The reason for that is the significant cultural advantage enjoyed by the EPL over its competitors.
Much of the large and lucrative Asian market — including Malaysia, of course — as well as the United States, Australasia and parts of Africa are former British colonies and therefore possess inherent indelible cultural ties with the “mother country”, even though independence was achieved many years ago.
Language is also significant — the populations of the former colonial nations all boast a strong understanding of English, and the proliferation of American popular culture means that English is far more prevalent than Spanish in other countries such as South Korea and Indonesia.
And although it’s by no means a pre-requisite to speak English to enjoy the EPL (or to speak Spanish to enjoy La Liga), it certainly helps in establishing a feeling of identity, which is essential in the creation of “fans” as opposed to simply “viewers”.
So Spain has some catching up to do in order to erase the inherent advantages enjoyed by the EPL in terms of a global viewing audience.
It’s by no means an easy process, but the quality of Spanish football certainly deserves a higher overseas audience than it currently enjoys and I believe three steps would significantly improve La Liga’s international status.
Firstly, and most easy to achieve, the league’s authorities could schedule more games to kick off early in the afternoon, rather than the late evening kick offs that are traditional in Spain but the worst time possible for the billions of potential viewers in Asia.
Secondly, television revenue should be distributed more evenly rather than vastly in favour of the big two — Barcelona and Real Madrid — as is currently the case.
The inequality of the Spanish league compared to the more equal (but still unequal) English game means that last season third-placed Valencia received roughly the same amount of TV income as Wigan, who narrowly escaped relegation.
The rampant inequality in Spain between the big two and the rest is firstly creating an increasingly unbalanced league, with La Liga’s 18 remaining teams finding it impossible to compete with Barca and Real Madrid.

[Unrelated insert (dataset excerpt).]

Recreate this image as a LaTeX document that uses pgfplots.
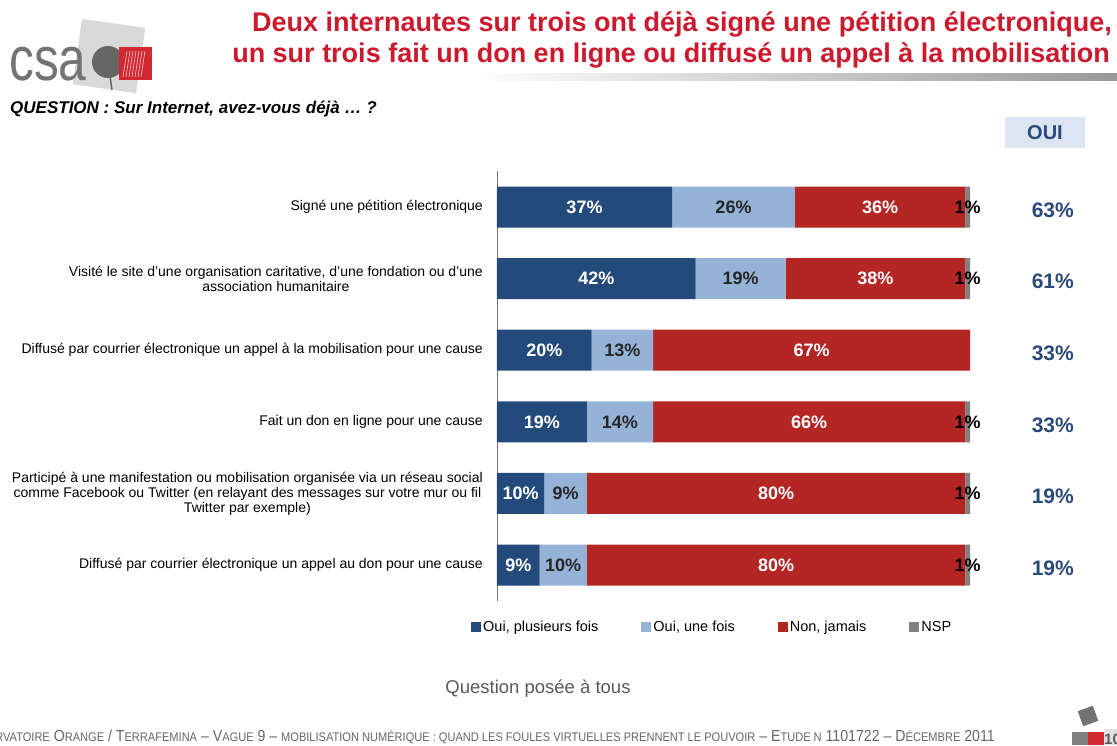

It also means that Spanish clubs have little chance of holding onto the best players, who inevitably end up either joining one of the big two or leaving the country altogether. Michu and Santi Cazorla are two recent examples, Isco might be the next, and the consistent drain of “secondary” stars undoubtedly lessens the global appeal of La Liga.
And finally, Spanish clubs need to find a way of boosting their attendances. As canny AC Milan president (not to mention Italian Prime Minister) Silvio Berlusconi noted two decades ago, the primary purpose of fans inside the stadium in the modern age is to make the sport look good on television.
Even the dullest of games enjoy enhanced appeal when played in front of a raucous packed house, while end-to-end thrillers manage to lose an edge of excitement for the TV viewer when played in front of the backdrop of a half-empty stadium.
Many La Liga games attract poor attendances, partly because many clubs have stubbornly insisted on big ticket price increases in recent seasons despite the country’s dire economic situation.
There’s also an unsophisticated approach to marketing, with most clubs simply putting the tickets on sale and waiting for people to turn up rather than the more proactive, focused approach employed by their English counterparts.
So Spain is lagging behind in its global appeal, even though its players are setting new standards for technical excellence. But empires are built to fall, so the EPL should not become complacent — if the Spanish authorities ever get their act together, they could take over the sporting world.
* This is the personal opinion of the columnist.